Gov. Gary Herbert is fond of highlighting Utah’s enviable quality of life: it’s healthy economy, it’s family values and grounded principles. But behind the surface is a dark reality for many of the state’s youth who consider or carry out suicides.
The latest statistics—from 2011 to 2015—reveal that suicides of people aged 10-17 have skyrocketed 140 percent. A total of 44 Utah youths killed themselves last year, and suicide has become the leading cause of death in that age demographic.
“It’s not only a difficult and tender issue, but it’s troubling,” Herbert said at a press conference Wednesday at the Utah State Capitol. “The issue of suicide is sometimes difficult to talk about. It’s something that we need to talk about and something we need to address and see what we can do to make things better.”
In the ornate Gold Room flanked by local luminaries, Herbert announced the state has assembled a suicide prevention task force that will meet over the next month and present a recommendation report to the governor and Legislature by Feb. 15.
“We’ll be looking for programs; we’ll be looking for tools; we’ll be looking for methods to prevent teen suicide in Utah,” Herbert said. “So these recommendations will be invaluable in helping us come together and coordinate our efforts and make a change to this trend.”
Lt. Gov. Spencer Cox, who was assigned a leadership role on the task force, choked up as he talked about his experience as a bullied teenager, feeling sad and isolated.
“I started to have those dark thoughts about how the world might be a better place if I wasn’t in it,” Cox said. “Fortunately, I did not follow through on those thoughts.”
At the time, Cox didn’t realize that other students shared similar feelings. An estimated five out of every 30 kids in a classroom have suicidal thoughts, he said, and about half of the state’s LGBTQ youth contemplate going through with it.
“We need to be particularly aware of them—and all students—as we work together to find solutions,” Cox added. “Everyone needs to know that they’re loved for who they are. Everyone needs to know that they are part of the human family and we need you.”
In some cases, LGBTQ youth have struggled to reconcile their sexual orientation with their faith. The Church of Jesus Christ of Latter-day Saints has had a rocky relationship with the LGBTQ community, underscored by a controversial 2016 memo that required children of same-sex couples to denounce their parents as apostates before getting baptized in the faith.
Elder Ronald A. Rasband, member of the Quorum of the Twelve Apostles, was asked to sit on the task force. He told City Weekly after the conference that the church is a willing partner to try to find solutions.
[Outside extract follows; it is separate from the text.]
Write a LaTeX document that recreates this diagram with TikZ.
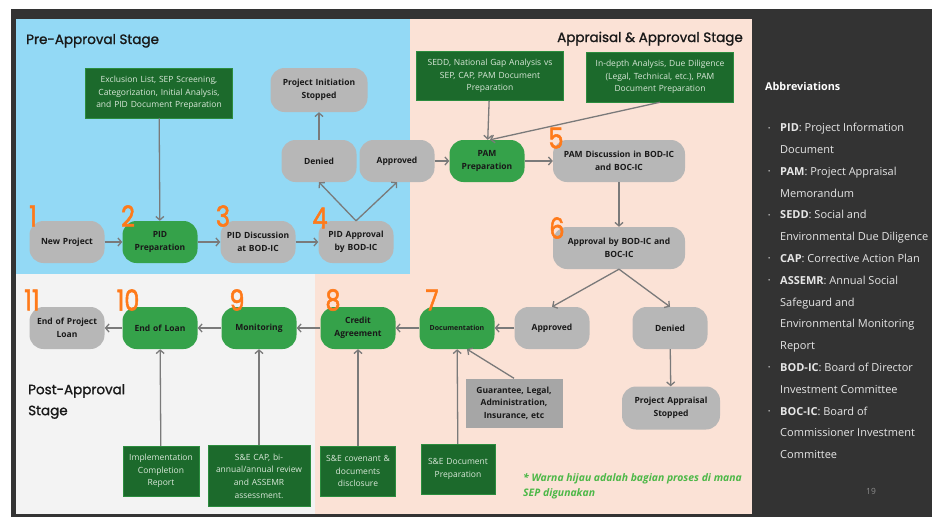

“We know that God loves all of his children,” Rasband said. “We’re taking that approach first and foremost. That’s why we so readily agreed to be a part of this coalition. Our aim is not to draw hard lines in the sand; it’s to work in the coalition together, hear ideas, hear expressions. We want to be a contributor to this, not an obstacle.”
Equality Utah Executive Director Troy Williams is also a task force member. He and Rasband shook hands after the news conference.
“We are ready to make an impact!” Williams later tweeted, commending his fellow task force members.
Joining Williams and Rasband on the board are representatives from the Legislature, mental health and medical experts, suicide prevention advocates, business leaders and community members.
Rep. Steve Eliason, R-Sandy, enumerated steps parents could take to reduce the risk of suicide in their homes: lock and secure guns in their homes, talk with their children about suicide and to “proactively love your children, no matter what.”
“Our children need to know that, and they need to hear it regularly,” he said.
Business leader Gail Miller is a sponsor of an anti-bullying coalition, which encompasses a suicide prevention component in its efforts. She also said her life had been affected by loved one’s suicide or attempted suicide. “Every child deserves a non-threatening environment where they feel like they belong,” she said. “Our homes and our schools should be those safe places.”
Herbert said other community members or coalitions can join the task force and help reverse a troubling trend that has surged in Utah as well as other Intermountain West states.
“It is time, in fact, to accelerate our efforts on prevention,” Herbert said. “We know efforts have been made and are continuing to be made, but it’s time to band together and accelerate and increase our efforts to find out what we can do.”